**Work to be completed:** Faithfully return all lines, omitting every embedded picture.

-- -- --

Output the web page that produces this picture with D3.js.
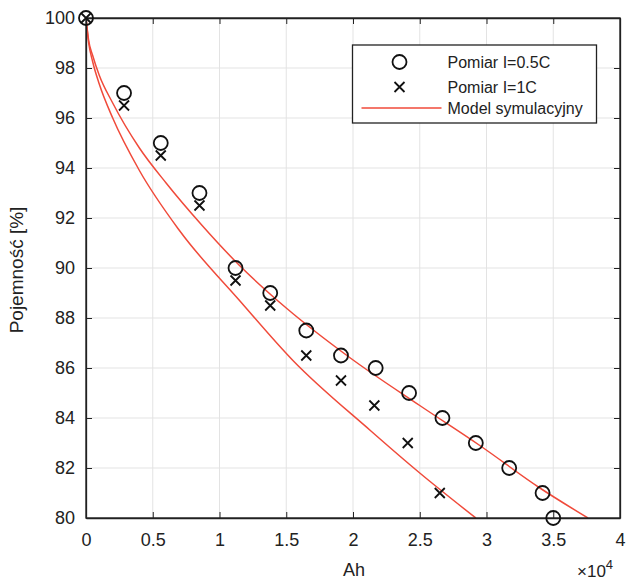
<!DOCTYPE html>
<html>
<head>
<meta charset="utf-8">
<script src="https://cdn.jsdelivr.net/npm/d3@7"></script>
<style>
  body { margin: 0; background: #fff; }
  svg { font-family: "Liberation Sans", Arial, Helvetica, sans-serif; }
</style>
</head>
<body>
<svg id="chart"></svg>
<script>
// pomiary - pojemnosc w funkcji przeplywu ladunku
const ahHalfC = [0, 2850, 5600, 8500, 11200, 13800, 16500, 19100, 21700, 24200, 26700, 29200, 31700, 34200, 35000]
const capHalfC = [100, 97, 95, 93, 90, 89, 87.5, 86.5, 86, 85, 84, 83, 82, 81, 80]

const ahOneC = [0, 2850, 5600, 8500, 11200, 13800, 16500, 19100, 21600, 24100, 26500]
const capOneC = [100, 96.5, 94.5, 92.5, 89.5, 88.5, 86.5, 85.5, 84.5, 83, 81]

// model symulacyjny
const ahModelA = [0, 200, 500, 1000, 2000, 4000, 6000, 8700, 11500, 15000, 19800, 25000, 29500, 34000, 37600]
const capModelA = [100, 99.1, 98.5, 97.7, 96.6, 94.8, 93.4, 91.7, 90.1, 88.4, 86.4, 84.5, 82.9, 81.2, 80]

const ahModelB = [0, 200, 500, 1000, 2000, 4000, 7000, 11500, 15500, 21300, 25000, 29200]
const capModelB = [100, 99.0, 98.25, 97.35, 96.0, 93.9, 91.5, 88.7, 86.3, 83.5, 81.8, 80]

const xTicks = [0, 5000, 10000, 15000, 20000, 25000, 30000, 35000, 40000]
const yTicks = [80, 82, 84, 86, 88, 90, 92, 94, 96, 98, 100]
const legendLabels = ['Pomiar I=0.5C', 'Pomiar I=1C', 'Model symulacyjny']

const config = {
    containerWidth: 633,
    containerHeight: 581,
    margin: { top: 18, right: 13, bottom: 63, left: 86 }
}

const width = config.containerWidth - config.margin.left - config.margin.right
const height = config.containerHeight - config.margin.top - config.margin.bottom

const textColor = '#222'
const red = '#f04a3a'

const svg = d3.select('#chart')
    .attr('width', config.containerWidth)
    .attr('height', config.containerHeight)

const chart = svg.append('g')
    .attr('transform', `translate(${config.margin.left}, ${config.margin.top})`)

const xScale = d3.scaleLinear().domain([0, 40000]).range([0, width])
const yScale = d3.scaleLinear().domain([80, 100]).range([height, 0])

// siatka
chart.append('g')
    .selectAll('line')
    .data(xTicks)
    .join('line')
        .attr('x1', d => xScale(d)).attr('x2', d => xScale(d))
        .attr('y1', 0).attr('y2', height)
        .attr('stroke', '#e3e3e3')
        .attr('stroke-width', 1)

chart.append('g')
    .selectAll('line')
    .data(yTicks)
    .join('line')
        .attr('x1', 0).attr('x2', width)
        .attr('y1', d => yScale(d)).attr('y2', d => yScale(d))
        .attr('stroke', '#e3e3e3')
        .attr('stroke-width', 1)

// krzywe modelu
chart.append('clipPath').attr('id', 'plot-clip')
    .append('rect').attr('width', width).attr('height', height)

const line = d3.line()
    .x(d => xScale(d[0]))
    .y(d => yScale(d[1]))
    .curve(d3.curveMonotoneX)

const models = [d3.zip(ahModelA, capModelA), d3.zip(ahModelB, capModelB)]

chart.append('g')
    .attr('clip-path', 'url(#plot-clip)')
    .selectAll('path')
    .data(models)
    .join('path')
        .attr('d', line)
        .attr('fill', 'none')
        .attr('stroke', red)
        .attr('stroke-width', 1.5)

// osie z kreskami do srodka
const tick = 6
const xAxis = d3.axisBottom(xScale).tickValues(xTicks).tickSizeInner(-tick).tickSizeOuter(0)
    .tickFormat(d => d3.format('~g')(d / 10000)).tickPadding(15)
const yAxis = d3.axisLeft(yScale).tickValues(yTicks).tickSizeInner(-tick).tickSizeOuter(0).tickPadding(11)

chart.append('g').attr('transform', `translate(0, ${height})`).call(xAxis)
chart.append('g').call(yAxis)
chart.append('g').call(d3.axisTop(xScale).tickValues(xTicks).tickSizeInner(-tick).tickSizeOuter(0).tickFormat(''))
chart.append('g').attr('transform', `translate(${width}, 0)`)
    .call(d3.axisRight(yScale).tickValues(yTicks).tickSizeInner(-tick).tickSizeOuter(0).tickFormat(''))

chart.selectAll('.domain').attr('stroke', textColor).attr('stroke-width', 1.3)
chart.selectAll('.tick line').attr('stroke', textColor).attr('stroke-width', 1)
chart.selectAll('.tick text')
    .attr('fill', textColor)
    .style('font-size', '18px')
    .style('font-family', '"Liberation Sans", Arial, sans-serif')

// ramka
chart.append('rect')
    .attr('width', width).attr('height', height)
    .attr('fill', 'none')
    .attr('stroke', textColor)
    .attr('stroke-width', 1.3)

// punkty pomiarowe
const halfC = d3.zip(ahHalfC, capHalfC)
const oneC = d3.zip(ahOneC, capOneC)

chart.append('g')
    .selectAll('circle')
    .data(halfC)
    .join('circle')
        .attr('cx', d => xScale(d[0]))
        .attr('cy', d => yScale(d[1]))
        .attr('r', 7)
        .attr('fill', 'none')
        .attr('stroke', '#111')
        .attr('stroke-width', 1.8)

const crossPath = 'M-5,-5L5,5M-5,5L5,-5'
chart.append('g')
    .selectAll('path')
    .data(oneC)
    .join('path')
        .attr('transform', d => `translate(${xScale(d[0])}, ${yScale(d[1])})`)
        .attr('d', crossPath)
        .attr('stroke', '#111')
        .attr('stroke-width', 1.8)

// legenda
const legend = chart.append('g').attr('transform', `translate(${352.5 - config.margin.left}, ${45 - config.margin.top})`)
legend.append('rect')
    .attr('width', 244).attr('height', 78)
    .attr('fill', '#fff')
    .attr('stroke', textColor)
    .attr('stroke-width', 1.3)

const rowY = [17, 42, 63]
legend.append('circle').attr('cx', 47).attr('cy', rowY[0]).attr('r', 7)
    .attr('fill', 'none').attr('stroke', '#111').attr('stroke-width', 1.8)
legend.append('path').attr('transform', `translate(47, ${rowY[1]})`).attr('d', crossPath)
    .attr('stroke', '#111').attr('stroke-width', 1.8)
legend.append('line').attr('x1', 9).attr('x2', 89).attr('y1', rowY[2]).attr('y2', rowY[2])
    .attr('stroke', red).attr('stroke-width', 1.5)

legend.selectAll('text.lbl')
    .data(legendLabels)
    .join('text')
        .attr('class', 'lbl')
        .attr('x', 95)
        .attr('y', (d, i) => rowY[i])
        .attr('dy', '0.35em')
        .attr('fill', textColor)
        .style('font-size', '16px')
        .text(d => d)

// opisy osi
svg.append('text')
    .attr('x', 354).attr('y', 576)
    .attr('text-anchor', 'middle')
    .attr('fill', textColor)
    .style('font-size', '18px')
    .text('Ah')

svg.append('text')
    .attr('transform', 'translate(23, 270) rotate(-90)')
    .attr('text-anchor', 'middle')
    .attr('fill', textColor)
    .style('font-size', '19px')
    .text('Pojemność [%]')

const expo = svg.append('text')
    .attr('x', 577).attr('y', 577)
    .attr('fill', textColor)
    .style('font-size', '17px')
expo.append('tspan').text('×10')
expo.append('tspan').attr('dy', -8).style('font-size', '13px').text('4')
</script>
</body>
</html>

-- -- --

**Result below:**
Output the web page that produces this picture with D3.js.
<!DOCTYPE html>
<html>
<head>
<meta charset="utf-8">
<script src="https://cdn.jsdelivr.net/npm/d3@7"></script>
<style>
  body { margin: 0; background: #fff; }
  svg { font-family: "Liberation Sans", Arial, Helvetica, sans-serif; }
</style>
</head>
<body>
<svg id="chart"></svg>
<script>
// pomiary - pojemnosc w funkcji przeplywu ladunku
const ahHalfC = [0, 2850, 5600, 8500, 11200, 13800, 16500, 19100, 21700, 24200, 26700, 29200, 31700, 34200, 35000]
const capHalfC = [100, 97, 95, 93, 90, 89, 87.5, 86.5, 86, 85, 84, 83, 82, 81, 80]

const ahOneC = [0, 2850, 5600, 8500, 11200, 13800, 16500, 19100, 21600, 24100, 26500]
const capOneC = [100, 96.5, 94.5, 92.5, 89.5, 88.5, 86.5, 85.5, 84.5, 83, 81]

// model symulacyjny
const ahModelA = [0, 200, 500, 1000, 2000, 4000, 6000, 8700, 11500, 15000, 19800, 25000, 29500, 34000, 37600]
const capModelA = [100, 99.1, 98.5, 97.7, 96.6, 94.8, 93.4, 91.7, 90.1, 88.4, 86.4, 84.5, 82.9, 81.2, 80]

const ahModelB = [0, 200, 500, 1000, 2000, 4000, 7000, 11500, 15500, 21300, 25000, 29200]
const capModelB = [100, 99.0, 98.25, 97.35, 96.0, 93.9, 91.5, 88.7, 86.3, 83.5, 81.8, 80]

const xTicks = [0, 5000, 10000, 15000, 20000, 25000, 30000, 35000, 40000]
const yTicks = [80, 82, 84, 86, 88, 90, 92, 94, 96, 98, 100]
const legendLabels = ['Pomiar I=0.5C', 'Pomiar I=1C', 'Model symulacyjny']

const config = {
    containerWidth: 633,
    containerHeight: 581,
    margin: { top: 18, right: 13, bottom: 63, left: 86 }
}

const width = config.containerWidth - config.margin.left - config.margin.right
const height = config.containerHeight - config.margin.top - config.margin.bottom

const textColor = '#222'
const red = '#f04a3a'

const svg = d3.select('#chart')
    .attr('width', config.containerWidth)
    .attr('height', config.containerHeight)

const chart = svg.append('g')
    .attr('transform', `translate(${config.margin.left}, ${config.margin.top})`)

const xScale = d3.scaleLinear().domain([0, 40000]).range([0, width])
const yScale = d3.scaleLinear().domain([80, 100]).range([height, 0])

// siatka
chart.append('g')
    .selectAll('line')
    .data(xTicks)
    .join('line')
        .attr('x1', d => xScale(d)).attr('x2', d => xScale(d))
        .attr('y1', 0).attr('y2', height)
        .attr('stroke', '#e3e3e3')
        .attr('stroke-width', 1)

chart.append('g')
    .selectAll('line')
    .data(yTicks)
    .join('line')
        .attr('x1', 0).attr('x2', width)
        .attr('y1', d => yScale(d)).attr('y2', d => yScale(d))
        .attr('stroke', '#e3e3e3')
        .attr('stroke-width', 1)

// krzywe modelu
chart.append('clipPath').attr('id', 'plot-clip')
    .append('rect').attr('width', width).attr('height', height)

const line = d3.line()
    .x(d => xScale(d[0]))
    .y(d => yScale(d[1]))
    .curve(d3.curveMonotoneX)

const models = [d3.zip(ahModelA, capModelA), d3.zip(ahModelB, capModelB)]

chart.append('g')
    .attr('clip-path', 'url(#plot-clip)')
    .selectAll('path')
    .data(models)
    .join('path')
        .attr('d', line)
        .attr('fill', 'none')
        .attr('stroke', red)
        .attr('stroke-width', 1.5)

// osie z kreskami do srodka
const tick = 6
const xAxis = d3.axisBottom(xScale).tickValues(xTicks).tickSizeInner(-tick).tickSizeOuter(0)
    .tickFormat(d => d3.format('~g')(d / 10000)).tickPadding(15)
const yAxis = d3.axisLeft(yScale).tickValues(yTicks).tickSizeInner(-tick).tickSizeOuter(0).tickPadding(11)

chart.append('g').attr('transform', `translate(0, ${height})`).call(xAxis)
chart.append('g').call(yAxis)
chart.append('g').call(d3.axisTop(xScale).tickValues(xTicks).tickSizeInner(-tick).tickSizeOuter(0).tickFormat(''))
chart.append('g').attr('transform', `translate(${width}, 0)`)
    .call(d3.axisRight(yScale).tickValues(yTicks).tickSizeInner(-tick).tickSizeOuter(0).tickFormat(''))

chart.selectAll('.domain').attr('stroke', textColor).attr('stroke-width', 1.3)
chart.selectAll('.tick line').attr('stroke', textColor).attr('stroke-width', 1)
chart.selectAll('.tick text')
    .attr('fill', textColor)
    .style('font-size', '18px')
    .style('font-family', '"Liberation Sans", Arial, sans-serif')

// ramka
chart.append('rect')
    .attr('width', width).attr('height', height)
    .attr('fill', 'none')
    .attr('stroke', textColor)
    .attr('stroke-width', 1.3)

// punkty pomiarowe
const halfC = d3.zip(ahHalfC, capHalfC)
const oneC = d3.zip(ahOneC, capOneC)

chart.append('g')
    .selectAll('circle')
    .data(halfC)
    .join('circle')
        .attr('cx', d => xScale(d[0]))
        .attr('cy', d => yScale(d[1]))
        .attr('r', 7)
        .attr('fill', 'none')
        .attr('stroke', '#111')
        .attr('stroke-width', 1.8)

const crossPath = 'M-5,-5L5,5M-5,5L5,-5'
chart.append('g')
    .selectAll('path')
    .data(oneC)
    .join('path')
        .attr('transform', d => `translate(${xScale(d[0])}, ${yScale(d[1])})`)
        .attr('d', crossPath)
        .attr('stroke', '#111')
        .attr('stroke-width', 1.8)

// legenda
const legend = chart.append('g').attr('transform', `translate(${352.5 - config.margin.left}, ${45 - config.margin.top})`)
legend.append('rect')
    .attr('width', 244).attr('height', 78)
    .attr('fill', '#fff')
    .attr('stroke', textColor)
    .attr('stroke-width', 1.3)

const rowY = [17, 42, 63]
legend.append('circle').attr('cx', 47).attr('cy', rowY[0]).attr('r', 7)
    .attr('fill', 'none').attr('stroke', '#111').attr('stroke-width', 1.8)
legend.append('path').attr('transform', `translate(47, ${rowY[1]})`).attr('d', crossPath)
    .attr('stroke', '#111').attr('stroke-width', 1.8)
legend.append('line').attr('x1', 9).attr('x2', 89).attr('y1', rowY[2]).attr('y2', rowY[2])
    .attr('stroke', red).attr('stroke-width', 1.5)

legend.selectAll('text.lbl')
    .data(legendLabels)
    .join('text')
        .attr('class', 'lbl')
        .attr('x', 95)
        .attr('y', (d, i) => rowY[i])
        .attr('dy', '0.35em')
        .attr('fill', textColor)
        .style('font-size', '16px')
        .text(d => d)

// opisy osi
svg.append('text')
    .attr('x', 354).attr('y', 576)
    .attr('text-anchor', 'middle')
    .attr('fill', textColor)
    .style('font-size', '18px')
    .text('Ah')

svg.append('text')
    .attr('transform', 'translate(23, 270) rotate(-90)')
    .attr('text-anchor', 'middle')
    .attr('fill', textColor)
    .style('font-size', '19px')
    .text('Pojemność [%]')

const expo = svg.append('text')
    .attr('x', 577).attr('y', 577)
    .attr('fill', textColor)
    .style('font-size', '17px')
expo.append('tspan').text('×10')
expo.append('tspan').attr('dy', -8).style('font-size', '13px').text('4')
</script>
</body>
</html>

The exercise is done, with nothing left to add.